Written exercise: Both the line containing "Convert this chart to Apache ECharts code." and the line containing "</script></body></html>" are part of the range to copy, along with every line between them. Copy it exactly and leave out the pictures.

★ ★ ★ ★ ★ ★ ★

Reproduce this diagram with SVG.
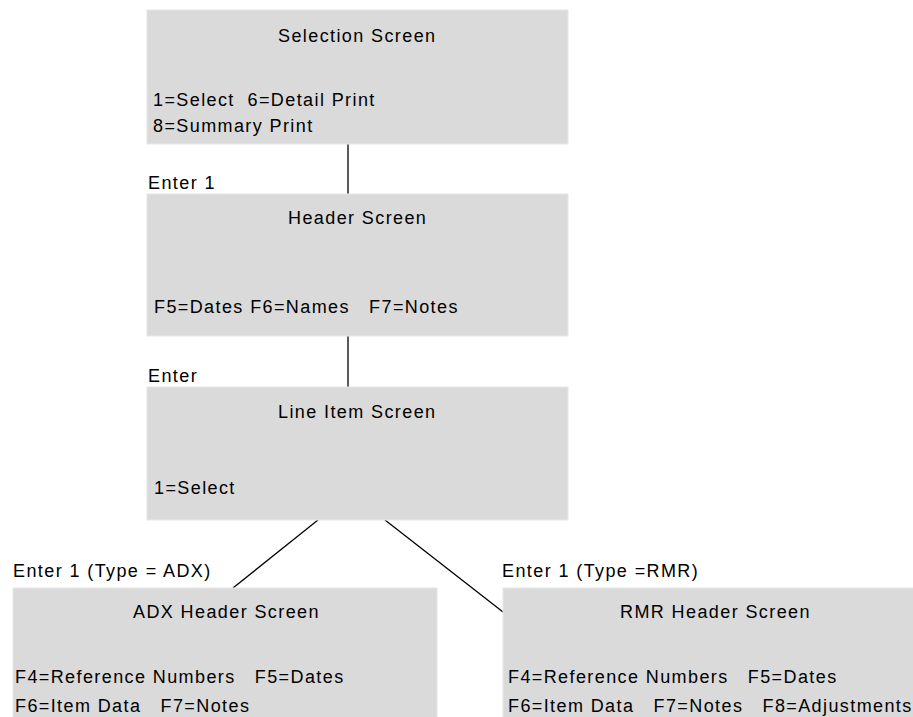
<svg xmlns="http://www.w3.org/2000/svg" width="913" height="717" viewBox="0 0 913 717">
<style>
.box{fill:#dadada;stroke:#e6e6e6;stroke-width:1}
text{font-family:"Liberation Sans",Arial,sans-serif;font-size:18px;letter-spacing:1.4px;fill:#000;white-space:pre}
.conn line{stroke:#000;stroke-width:1.3}
</style>
<rect width="913" height="717" fill="#fff"/>
<g class="conn">
<line x1="348" y1="144" x2="348" y2="194"/>
<line x1="348" y1="336" x2="348" y2="387"/>
<line x1="318" y1="520" x2="233" y2="588"/>
<line x1="385" y1="520" x2="503" y2="612"/>
</g>
<g id="selection">
<rect class="box" x="147" y="10" width="421" height="134"/>
<text x="278" y="42">Selection Screen</text>
<text x="153" y="106">1=Select  6=Detail Print</text>
<text x="153" y="132">8=Summary Print</text>
</g>
<text x="148" y="189">Enter 1</text>
<g id="header">
<rect class="box" x="147" y="194" width="421" height="142"/>
<text x="288" y="224">Header Screen</text>
<text x="154" y="313">F5=Dates F6=Names   F7=Notes</text>
</g>
<text x="148" y="382">Enter</text>
<g id="lineitem">
<rect class="box" x="147" y="387" width="421" height="133"/>
<text x="278" y="418">Line Item Screen</text>
<text x="154" y="494">1=Select</text>
</g>
<text x="13" y="577">Enter 1 (Type = ADX)</text>
<g id="adx">
<rect class="box" x="13" y="588" width="424" height="135"/>
<text x="133" y="618">ADX Header Screen</text>
<text x="15" y="683">F4=Reference Numbers   F5=Dates</text>
<text x="15" y="712">F6=Item Data   F7=Notes</text>
</g>
<text x="502" y="577">Enter 1 (Type =RMR)</text>
<g id="rmr">
<rect class="box" x="503" y="588" width="420" height="135"/>
<text x="620" y="618">RMR Header Screen</text>
<text x="508" y="683">F4=Reference Numbers   F5=Dates</text>
<text x="508" y="712">F6=Item Data   F7=Notes   F8=Adjustments</text>
</g>
</svg>
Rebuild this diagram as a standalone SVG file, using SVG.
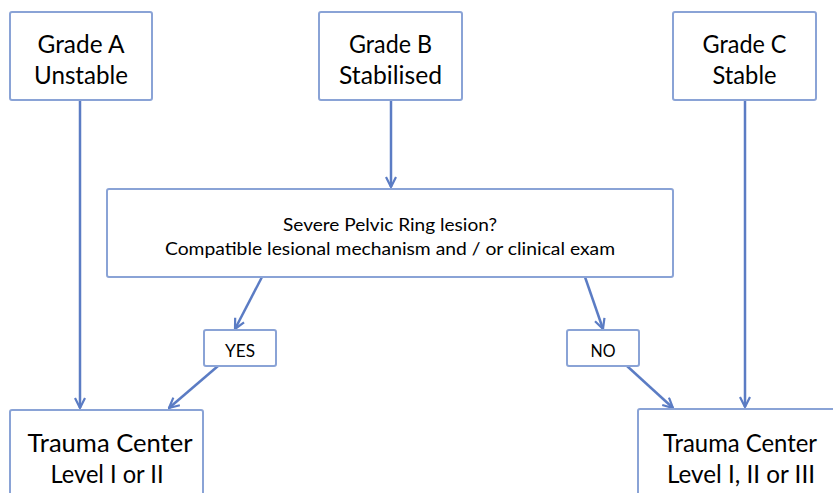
<svg xmlns="http://www.w3.org/2000/svg" width="833" height="493" viewBox="0 0 833 493">
<style>
.box{fill:#ffffff;stroke:#8aa3d6;stroke-width:2}
.t{font-family:Lato,"Open Sans","Liberation Sans",sans-serif;fill:#000000;text-anchor:middle}
.big{font-size:25px}
.mid{font-size:18px}
.sm{font-size:17px}
.c{fill:none;stroke:#5b7cc4;stroke-width:2.5}
</style>
<defs>
<marker id="arr" viewBox="0 0 12 12" refX="11" refY="6" markerWidth="12" markerHeight="12" markerUnits="userSpaceOnUse" orient="auto">
<path d="M1,1 L11,6 L1,11" fill="none" stroke="#5b7cc4" stroke-width="2.2"/>
</marker>
</defs>
<rect width="833" height="493" fill="#ffffff"/>
<g id="connectors">
<line class="c" x1="80" y1="100" x2="80" y2="408" marker-end="url(#arr)"/>
<line class="c" x1="391" y1="100" x2="391" y2="187" marker-end="url(#arr)"/>
<line class="c" x1="745" y1="100" x2="745" y2="407" marker-end="url(#arr)"/>
<line class="c" x1="262" y1="277" x2="235" y2="329" marker-end="url(#arr)"/>
<line class="c" x1="218" y1="366" x2="169" y2="408" marker-end="url(#arr)"/>
<line class="c" x1="585" y1="277" x2="603" y2="329" marker-end="url(#arr)"/>
<line class="c" x1="627" y1="366" x2="673" y2="408" marker-end="url(#arr)"/>
</g>
<g id="gradeA">
<rect class="box" x="10" y="12" width="142" height="88" rx="2"/>
<text class="t big" x="81" y="53" textLength="87" lengthAdjust="spacingAndGlyphs">Grade A</text>
<text class="t big" x="81" y="84" textLength="94" lengthAdjust="spacingAndGlyphs">Unstable</text>
</g>
<g id="gradeB">
<rect class="box" x="319" y="12" width="143" height="88" rx="2"/>
<text class="t big" x="390.5" y="53" textLength="83" lengthAdjust="spacingAndGlyphs">Grade B</text>
<text class="t big" x="390.5" y="84" textLength="103" lengthAdjust="spacingAndGlyphs">Stabilised</text>
</g>
<g id="gradeC">
<rect class="box" x="673" y="12" width="143" height="88" rx="2"/>
<text class="t big" x="744.5" y="53" textLength="84" lengthAdjust="spacingAndGlyphs">Grade C</text>
<text class="t big" x="744.5" y="84" textLength="64" lengthAdjust="spacingAndGlyphs">Stable</text>
</g>
<g id="question">
<rect class="box" x="107" y="189" width="566" height="88" rx="2"/>
<text class="t mid" x="390" y="231" textLength="214" lengthAdjust="spacingAndGlyphs">Severe Pelvic Ring lesion?</text>
<text class="t mid" x="390" y="255" textLength="450" lengthAdjust="spacingAndGlyphs">Compatible lesional mechanism and / or clinical exam</text>
</g>
<g id="yes">
<rect class="box" x="204" y="330" width="72" height="36" rx="2"/>
<text class="t sm" x="240" y="357" textLength="30" lengthAdjust="spacingAndGlyphs">YES</text>
</g>
<g id="no">
<rect class="box" x="567" y="330" width="72" height="36" rx="2"/>
<text class="t sm" x="603" y="357" textLength="25" lengthAdjust="spacingAndGlyphs">NO</text>
</g>
<g id="level12">
<rect class="box" x="10" y="410" width="193" height="100" rx="2"/>
<text class="t big" x="110" y="452" textLength="165" lengthAdjust="spacingAndGlyphs">Trauma Center</text>
<text class="t big" x="107" y="483" textLength="113" lengthAdjust="spacingAndGlyphs">Level I or II</text>
</g>
<g id="level123">
<rect class="box" x="638" y="409" width="210" height="100" rx="2"/>
<text class="t big" x="740" y="452" textLength="154" lengthAdjust="spacingAndGlyphs">Trauma Center</text>
<text class="t big" x="741" y="483" textLength="148" lengthAdjust="spacingAndGlyphs">Level I, II or III</text>
</g>
</svg>
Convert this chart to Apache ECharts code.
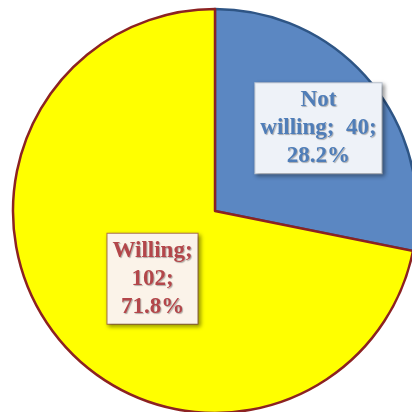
<!DOCTYPE html>
<html><head><meta charset="utf-8">
<script src="https://cdn.jsdelivr.net/npm/echarts@6/dist/echarts.min.js"></script>
<style>html,body{margin:0;padding:0;background:#fff}#c{width:412px;height:412px}</style>
</head><body><div id="c"></div>
<script>
const categories = ['Not willing', 'Willing'];
const values = [40, 102];
const sliceColors = ['#5b87c2', '#ffff00'];

const chart = echarts.init(document.getElementById('c'));
const labelStyles = [
  {color:'#4f7db8', backgroundColor:'#eef2f8', borderColor:'#c3ccd8', offset:[23,-17]},
  {color:'#b3464a', backgroundColor:'#fbf3e9', borderColor:'#b0754a', offset:[18,2]}
];
const data = categories.map((n,i)=>({
  name:n, value:values[i],
  itemStyle:{color:sliceColors[i], borderColor: i===0 ? '#2e5585' : '#8c2222', borderWidth:2.5},
  label:{
    color:labelStyles[i].color,
    backgroundColor:labelStyles[i].backgroundColor,
    borderColor:labelStyles[i].borderColor,
    offset:labelStyles[i].offset
  }
}));
chart.setOption({
  animation:false,
  series:[{
    type:'pie',
    center:[215,211],
    radius:[0,202],
    startAngle:90,
    clockwise:true,
    percentPrecision:1,
    emphasis:{disabled:true},
    data:data,
    label:{
      show:true,
      position:'inside',
      fontFamily:'Liberation Serif',
      fontWeight:'bold',
      fontSize:23,
      lineHeight:28,
      align:'center',
      borderWidth:1,
      padding:[3,5,3,5],
      shadowColor:'rgba(0,0,0,0.35)',
      shadowBlur:4,
      shadowOffsetX:2,
      shadowOffsetY:2,
      textShadowColor:'rgba(0,0,0,0.3)',
      textShadowBlur:1,
      textShadowOffsetX:1,
      textShadowOffsetY:1,
      formatter:function(p){
        const name = p.dataIndex===0 ? p.name.replace(' ', '\n') : p.name;
        const sep = p.dataIndex===0 ? ';  ' : ';\n';
        return name + sep + p.value + ';\n' + p.percent + '%';
      }
    },
    labelLine:{show:false}
  }]
});
</script></body></html>
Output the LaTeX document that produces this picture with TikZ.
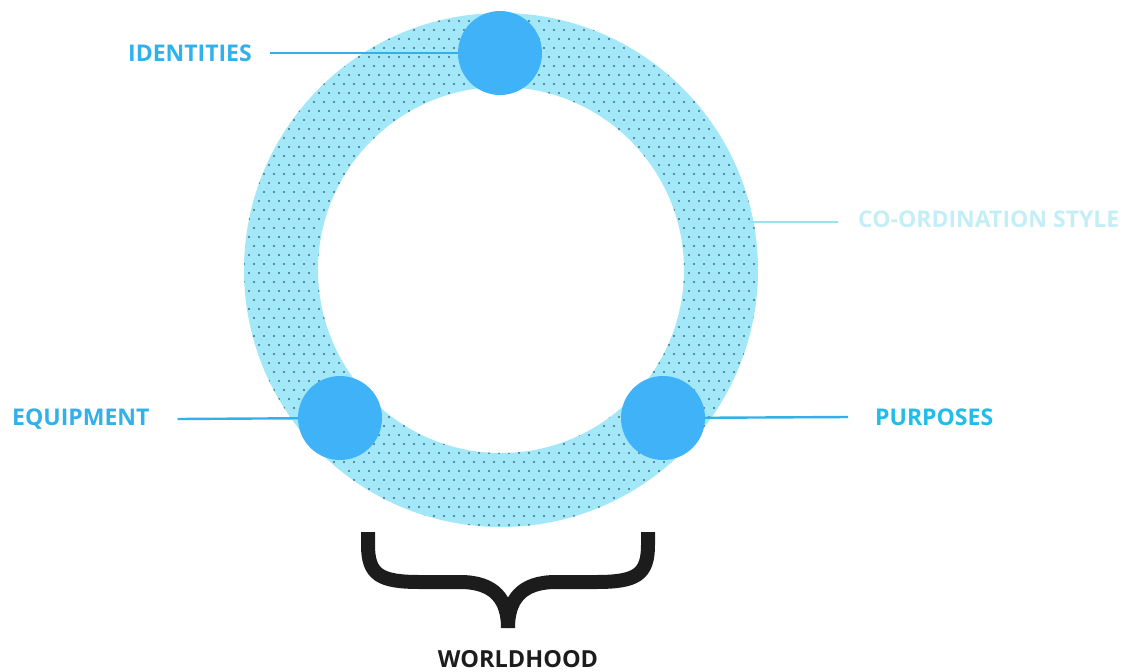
\documentclass[tikz,border=0pt]{standalone}
\usepackage{fontspec}
\setmainfont{Open Sans}
\usepackage{xcolor}
\usetikzlibrary{positioning,calc}
\definecolor{ringcyan}{RGB}{162,232,248}
\definecolor{dotgrey}{RGB}{70,110,130}
\definecolor{nodeblue}{RGB}{64,178,248}
\definecolor{labelblue}{RGB}{50,176,236}
\definecolor{purpcyan}{RGB}{34,188,232}
\definecolor{palecyan}{RGB}{196,238,246}
\definecolor{palelinecyan}{RGB}{150,228,236}
\definecolor{bracegrey}{RGB}{28,28,28}

\begin{document}
\begin{tikzpicture}[x=1pt,y=-1pt,
      hub/.style={circle,fill=nodeblue,minimum size=84pt,inner sep=0pt},
      lbl/.style={font=\fontsize{23}{25}\selectfont\bfseries,text=labelblue,inner sep=0pt},
      link/.style={labelblue,line width=2.4pt}]
    \useasboundingbox (0,0) rectangle (1130,672);
    \coordinate (ctr) at (501,270);
    % ring with dots
    \fill[ringcyan,even odd rule] (ctr) circle (257) (ctr) circle (183);
    \begin{scope}[even odd rule]
      \clip (ctr) circle (257) (ctr) circle (183);
      \foreach \j in {0,...,58}{
        \foreach \i in {0,...,52}{
          \fill[dotgrey] ({244+\i*10+mod(\j,2)*5},{12+\j*9}) circle (1.2);
        }
      }
    \end{scope}
    % hubs on the ring
    \node[hub](id) at (500,53){};
    \node[hub](eq) at (340,418){};
    \node[hub](pur) at (663,418){};
    % labels
    \node[lbl,anchor=east](idl) at (252,53){IDENTITIES};
    \node[lbl,anchor=west](eql) at (12,419){EQUIPMENT};
    \node[lbl,anchor=west,text=purpcyan](purl) at (875,417){PURPOSES};
    \node[lbl,anchor=west,text=palecyan](csl) at (858,219){CO-ORDINATION STYLE};
    \coordinate (csr) at (748,222);
    \draw[link]([xshift=18pt]idl.east)--(id);
    \draw[link]([xshift=28pt]eql.east)--(eq);
    \draw[link](pur)--([xshift=-27pt]purl.west);
    \draw[palelinecyan,line width=2pt](csr)--([xshift=-20pt,yshift=-3pt]csl.west);
    % brace
    \coordinate (bl) at (368,532);
    \coordinate (br) at (648,532);
    \coordinate (tip) at (508,628);
    \draw[bracegrey,line width=14pt](bl)--(368,545) .. controls (368,575) and (380,582) .. (420,582)
      --(460,582) .. controls (495,582) and (508,600) .. (tip);
    \draw[bracegrey,line width=14pt](br)--(648,545) .. controls (648,575) and (636,582) .. (596,582)
      --(556,582) .. controls (521,582) and (508,600) .. (tip);
    \node[font=\fontsize{23.5}{25}\selectfont\bfseries,text=bracegrey,below=19pt of tip,xshift=10pt](wh){WORLDHOOD};
\end{tikzpicture}
\end{document}
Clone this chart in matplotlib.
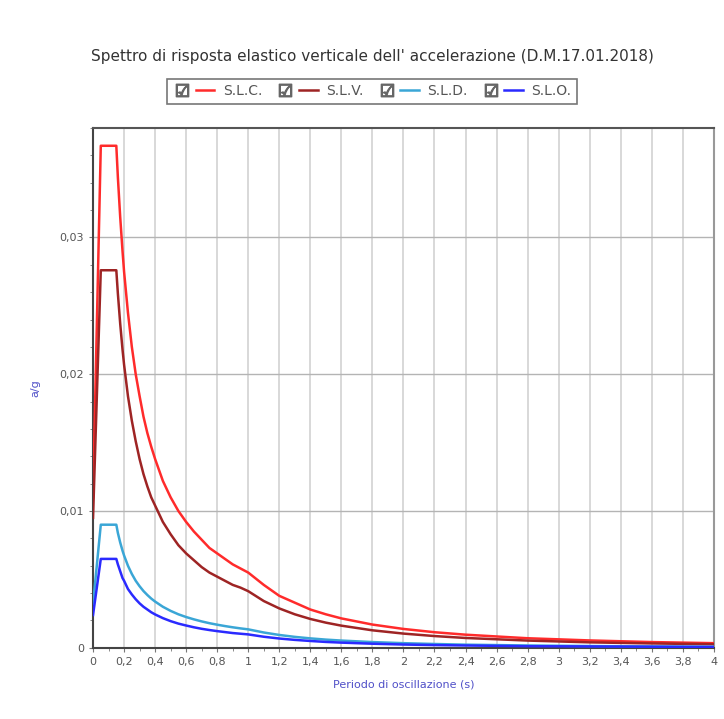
import numpy as np
import matplotlib.pyplot as plt
from matplotlib.lines import Line2D
from matplotlib.legend_handler import HandlerTuple
from matplotlib.ticker import MultipleLocator, FuncFormatter

# periodi (s) e valori (a/g)
periodi = [0, 0.05, 0.15, 0.16, 0.175, 0.19, 0.2, 0.225, 0.25, 0.275, 0.3, 0.325, 0.35,
           0.375, 0.4, 0.45, 0.5, 0.55, 0.6, 0.65, 0.7, 0.75, 0.8, 0.85, 0.9, 0.95, 1.0,
           1.1, 1.2, 1.3, 1.4, 1.5, 1.6, 1.8, 2.0, 2.2, 2.4, 2.8, 3.2, 3.6, 4.0]

slc = [0.0110, 0.0367, 0.0367, 0.0344, 0.0315, 0.0290, 0.0275, 0.0245, 0.0220, 0.0200,
       0.0184, 0.0169, 0.0157, 0.0147, 0.0138, 0.0122, 0.0110, 0.0100, 0.0092, 0.0085,
       0.0079, 0.0073, 0.0069, 0.0065, 0.0061, 0.0058, 0.0055, 0.0046, 0.0038, 0.0033,
       0.0028, 0.00245, 0.00215, 0.0017, 0.00138, 0.00114, 0.00096, 0.0007, 0.00054,
       0.00042, 0.00034]
slv = [0.0095, 0.0276, 0.0276, 0.0259, 0.0237, 0.0218, 0.0207, 0.0184, 0.0166, 0.0151,
       0.0138, 0.0127, 0.0118, 0.0110, 0.0104, 0.0092, 0.0083, 0.0075, 0.0069, 0.0064,
       0.0059, 0.0055, 0.0052, 0.0049, 0.0046, 0.0044, 0.00414, 0.00342, 0.00288, 0.00245,
       0.00211, 0.00184, 0.00162, 0.00128, 0.00104, 0.00086, 0.00072, 0.00053, 0.0004,
       0.00032, 0.00026]
sld = [0.0032, 0.0090, 0.0090, 0.0084, 0.0077, 0.0071, 0.00675, 0.0060, 0.0054, 0.0049,
       0.0045, 0.00415, 0.00386, 0.0036, 0.00338, 0.0030, 0.0027, 0.00245, 0.00225, 0.00208,
       0.00193, 0.0018, 0.00169, 0.00159, 0.0015, 0.00142, 0.00135, 0.00112, 0.00094,
       0.0008, 0.00069, 0.0006, 0.00053, 0.00042, 0.00034, 0.00028, 0.00023, 0.00017,
       0.00013, 0.0001, 0.00008]
slo = [0.0024, 0.0065, 0.0065, 0.0061, 0.0056, 0.0051, 0.0049, 0.0043, 0.0039, 0.00355,
       0.00325, 0.003, 0.0028, 0.0026, 0.00244, 0.00217, 0.00195, 0.00177, 0.00163, 0.0015,
       0.00139, 0.0013, 0.00122, 0.00115, 0.00108, 0.00103, 0.00098, 0.00081, 0.00068,
       0.00058, 0.0005, 0.00043, 0.00038, 0.0003, 0.00024, 0.0002, 0.00017, 0.00012,
       0.0001, 0.00008, 0.00006]

nomi = ['S.L.C.', 'S.L.V.', 'S.L.D.', 'S.L.O.']
serie = [slc, slv, sld, slo]
colori = ['#ff2b2b', '#9e2424', '#3aa6d6', '#2a2aff']

fig = plt.figure(figsize=(7.24, 7.19), dpi=100)
ax = fig.add_axes([0.1285, 0.099, 0.8575, 0.723])

linee = []
for nome, val, col in zip(nomi, serie, colori):
    l, = ax.plot(periodi, val, color=col, lw=1.8, label=nome, zorder=3)
    linee.append(l)

ax.set_xlim(0, 4)
ax.set_ylim(0, 0.038)

ax.xaxis.set_major_locator(MultipleLocator(0.2))
ax.xaxis.set_minor_locator(MultipleLocator(0.1))
ax.yaxis.set_major_locator(MultipleLocator(0.01))
ax.yaxis.set_minor_locator(MultipleLocator(0.002))

def fmt(v, pos):
    s = ('%.2f' % v).rstrip('0').rstrip('.')
    return s.replace('.', ',')

ax.xaxis.set_major_formatter(FuncFormatter(fmt))
ax.yaxis.set_major_formatter(FuncFormatter(fmt))

ax.tick_params(which='both', direction='out', colors='#777777', labelcolor='#555555',
               labelsize=8)
ax.tick_params(which='major', length=3)
ax.tick_params(which='minor', length=2)

ax.grid(axis='x', which='major', color='#d6d6d6', lw=1.3)
ax.grid(axis='y', which='major', color='#b4b4b4', lw=1.0)

for s in ax.spines.values():
    s.set_color('#444444')
    s.set_linewidth(1.5)
ax.spines['right'].set_color('#999999')
ax.spines['top'].set_color('#555555')

ax.set_xlabel('Periodo di oscillazione (s)', color='#5050c8', fontsize=8, labelpad=9)
ax.set_ylabel('a/g', color='#5050c8', fontsize=8, labelpad=14)

fig.text(0.514, 0.921, "Spettro di risposta elastico verticale dell' accelerazione (D.M.17.01.2018)",
         ha='center', va='center', fontsize=11, color='#333333')

# legenda con caselle di spunta
caselle = [Line2D([], [], ls='none', marker='$\u2611$', markersize=9,
                  color='#666666') for _ in nomi]
maniglie = [(c, l) for c, l in zip(caselle, linee)]
leg = fig.legend(maniglie, nomi, loc='center', bbox_to_anchor=(0.514, 0.873), ncol=4,
                 handler_map={tuple: HandlerTuple(ndivide=None, pad=0.3)},
                 handlelength=3.0, handletextpad=0.6, columnspacing=1.0,
                 fontsize=10, frameon=True, fancybox=False, shadow=False,
                 borderpad=0.4)
leg.get_frame().set_edgecolor('#555555')
leg.get_frame().set_linewidth(1.2)
for t in leg.get_texts():
    t.set_color('#555555')

fig.savefig('out.png', dpi=100)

★ ★ ★ ★ ★ ★ ★

The output:
Convert this chart to Apache ECharts code.
<!DOCTYPE html>
<html><head><meta charset="utf-8">
<script src="https://cdn.jsdelivr.net/npm/echarts@6/dist/echarts.min.js"></script>
<style>html,body{margin:0;padding:0;background:#fff}#c{width:412px;height:412px}</style>
</head><body><div id="c"></div>
<script>
const categories = ['Not willing', 'Willing'];
const values = [40, 102];
const sliceColors = ['#5b87c2', '#ffff00'];

const chart = echarts.init(document.getElementById('c'));
const labelStyles = [
  {color:'#4f7db8', backgroundColor:'#eef2f8', borderColor:'#c3ccd8', offset:[23,-17]},
  {color:'#b3464a', backgroundColor:'#fbf3e9', borderColor:'#b0754a', offset:[18,2]}
];
const data = categories.map((n,i)=>({
  name:n, value:values[i],
  itemStyle:{color:sliceColors[i], borderColor: i===0 ? '#2e5585' : '#8c2222', borderWidth:2.5},
  label:{
    color:labelStyles[i].color,
    backgroundColor:labelStyles[i].backgroundColor,
    borderColor:labelStyles[i].borderColor,
    offset:labelStyles[i].offset
  }
}));
chart.setOption({
  animation:false,
  series:[{
    type:'pie',
    center:[215,211],
    radius:[0,202],
    startAngle:90,
    clockwise:true,
    percentPrecision:1,
    emphasis:{disabled:true},
    data:data,
    label:{
      show:true,
      position:'inside',
      fontFamily:'Liberation Serif',
      fontWeight:'bold',
      fontSize:23,
      lineHeight:28,
      align:'center',
      borderWidth:1,
      padding:[3,5,3,5],
      shadowColor:'rgba(0,0,0,0.35)',
      shadowBlur:4,
      shadowOffsetX:2,
      shadowOffsetY:2,
      textShadowColor:'rgba(0,0,0,0.3)',
      textShadowBlur:1,
      textShadowOffsetX:1,
      textShadowOffsetY:1,
      formatter:function(p){
        const name = p.dataIndex===0 ? p.name.replace(' ', '\n') : p.name;
        const sep = p.dataIndex===0 ? ';  ' : ';\n';
        return name + sep + p.value + ';\n' + p.percent + '%';
      }
    },
    labelLine:{show:false}
  }]
});
</script></body></html>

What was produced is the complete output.